In Sochi FS, as that's what is being referred here, Patrick Chan did land beautifully one quad toe and had two hands down on the ice on the other quad toe which can hardly be considered a beautiful landing - and so thought the judges handing him negative GOE of -1.57 on the +3/-3 scale. He also almost fell on his 3A, saving his buttocks from touching the ice by a nail with his two hands on the ice again, hardly a beautiful landing either. He got -3 GOE - that is the maximum penalty, just like for a fall - from 5 of 9 judges, and -2.57 in total.
The "skater who won the Olympics" - that is, Yuzuru Hanyu - fell on 4S indeed but landed 4T beautifully with GOE of 2.14 on the +3/-3 scale.
He fell again on 3F - in a manner very similar to what Patrick did on his 3A, with two hands on the ice, but here it was considered a fall - but, unlike Patrick, Yuzu landed his both 3As - one beautifully, one just ok.
In the end of the day, Yuzu won the Free Skate with 2 falls - one on a quad and one on a triple - for which he received -3 GOE and 2 points deduction - over Patrick's skate with two hands on the ice twice, once on a quad and once on a triple - just because he had better overall TES on the remaining elements and these remaining elements were more difficult.

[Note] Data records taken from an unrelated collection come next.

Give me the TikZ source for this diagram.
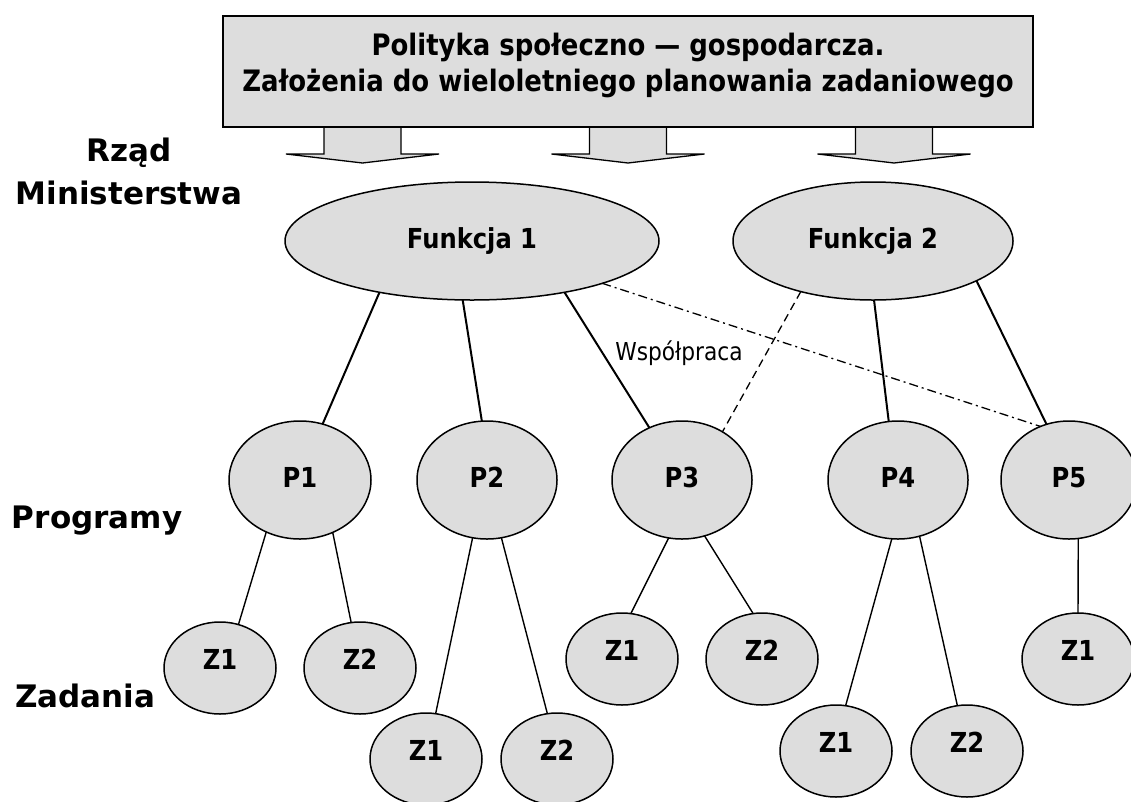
\documentclass[tikz,border=0pt]{standalone}
\usepackage{fontspec}
\setmainfont{DejaVu Sans}
\newfontfamily\tah[FakeStretch=0.88]{DejaVu Sans}
\newfontfamily\verd{DejaVu Sans}
\usetikzlibrary{shapes.geometric}
\definecolor{boxgray}{HTML}{DDDDDD}
\begin{document}
\begin{tikzpicture}[x=1pt,y=-1pt,
  every node/.style={inner sep=0pt,outer sep=0pt},
  ell/.style={ellipse,draw=black,line width=1.5pt,fill=boxgray,
    font=\tah\bfseries\fontsize{27.5}{30}\selectfont,text height=20pt,text depth=6pt},
  fnode/.style={ell,minimum width=374pt,minimum height=118pt},
  pnode/.style={ell,minimum width=140pt,minimum height=118pt},
  znode/.style={ell,minimum width=112pt,minimum height=92pt,text depth=17pt},
  side/.style={font=\verd\bfseries\fontsize{31}{36}\selectfont,anchor=base},
  upline/.style={line width=2pt},
  lowline/.style={line width=1.4pt},
  blockarrow/.style={draw=black,line width=1.3pt,fill=boxgray,line join=miter}
]
\useasboundingbox (0,0) rectangle (1131,801);

% block arrows
\foreach \cx in {362.5,628,894}{
  \draw[blockarrow] (\cx-38.5,127) -- (\cx-38.5,154) -- (\cx-76.5,154) -- (\cx,163)
     -- (\cx+76.5,154) -- (\cx+38.5,154) -- (\cx+38.5,127);
}
% top box
\node[draw=black,line width=1.5pt,fill=boxgray,minimum width=810pt,minimum height=111pt]
  (top) at (628,71.5) {};
\node[font=\tah\bfseries\fontsize{29.5}{34}\selectfont,anchor=base] (t1) at (628,55)
  {Polityka społeczno — gospodarcza.};
\node[font=\tah\bfseries\fontsize{29.5}{34}\selectfont,anchor=base] (t2) at (628,91)
  {Założenia do wieloletniego planowania zadaniowego};

% side labels
\node[side] (rzad) at (129.5,161) {Rząd};
\node[side] (min) at (129,204) {Ministerstwa};
\node[side,anchor=base west] (prog) at (12,528) {Programy};
\node[side,anchor=base west] (zad) at (15,707) {Zadania};

% functions
\node[fnode] (F1) at (472,241) {Funkcja 1};
\node[fnode,minimum width=280pt] (F2) at (873,241) {Funkcja 2};

% programs
\node[pnode,minimum width=142pt] (P1) at (300,480) {P1};
\node[pnode] (P2) at (487,480) {P2};
\node[pnode] (P3) at (682,480) {P3};
\node[pnode] (P4) at (898,480) {P4};
\node[pnode,minimum width=136pt] (P5) at (1069,480) {P5};

% tasks
\node[znode] (Z11) at (220,668) {Z1};
\node[znode] (Z12) at (360,668) {Z2};
\node[znode] (Z21) at (426,759) {Z1};
\node[znode] (Z22) at (557,759) {Z2};
\node[znode] (Z31) at (622,659) {Z1};
\node[znode] (Z32) at (762,659) {Z2};
\node[znode] (Z41) at (836,751) {Z1};
\node[znode] (Z42) at (967,751) {Z2};
\node[znode] (Z51) at (1078,659) {Z1};

% upper connectors
\draw[upline] (F1.209.5) -- (P1.68);
\draw[upline] (F1.261) -- (P2.95);
\draw[upline] (F1.331) -- (P3.122);
\draw[upline] (F2.271) -- (P4.99.6);
\draw[upline] (F2.339.6) -- (P5.112);
\draw[line width=1.3pt,dash pattern=on 9pt off 4pt on 2pt off 4pt] (F1.342.5) -- (P5.118);
\draw[line width=1.3pt,dash pattern=on 8pt off 5pt] (F2.215) -- (P3.50);
\node[font=\tah\fontsize{24.7}{28}\selectfont,anchor=base] (wsp) at (679,360) {Współpraca};

% lower connectors
\draw[lowline] (P1.237) -- (Z11.67.5);
\draw[lowline] (P1.302) -- (Z12.101);
\draw[lowline] (P2.256) -- (Z21.78);
\draw[lowline] (P2.284) -- (Z22.102);
\draw[lowline] (P3.257) -- (Z31.79);
\draw[lowline] (P3.292) -- (Z32.101);
\draw[lowline] (P4.264) -- (Z41.78);
\draw[lowline] (P4.291) -- (Z42.102);
\draw[lowline] (P5.279) -- (Z51.90);
\end{tikzpicture}
\end{document}
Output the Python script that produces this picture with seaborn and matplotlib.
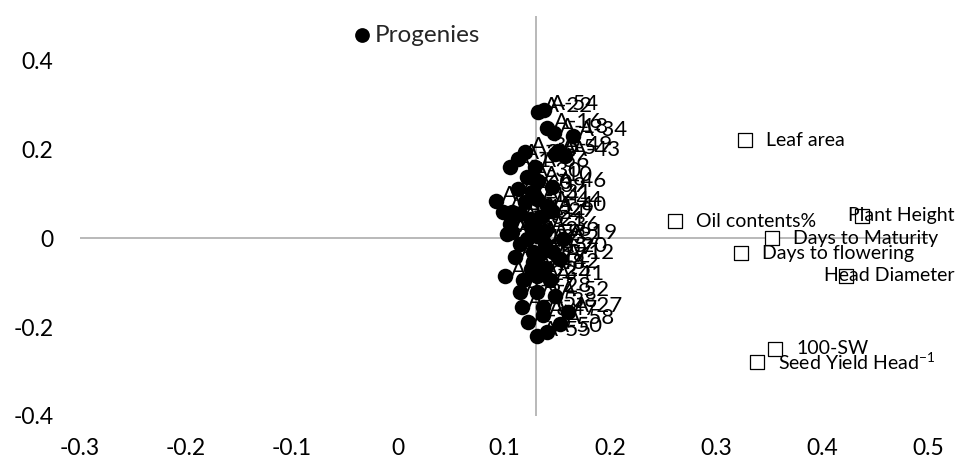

That was not the greatest competition segment from either of them but Yuzu won this segment, too, adding to his decisive win in SP with a program which has become legendary - and winning OGM at 19 against the 3-time World Champion.
The rest is history.
https://www.isuresults.com/results/owg2014/owg14_Men_FS_Scores.pdf
ETA It would be just fair to add that Patrick himself had won competitions with falls and multiple falls earlier on, both on quads and triples, once he had even 3 falls in SP, 4 in the whole competition, and won anyway.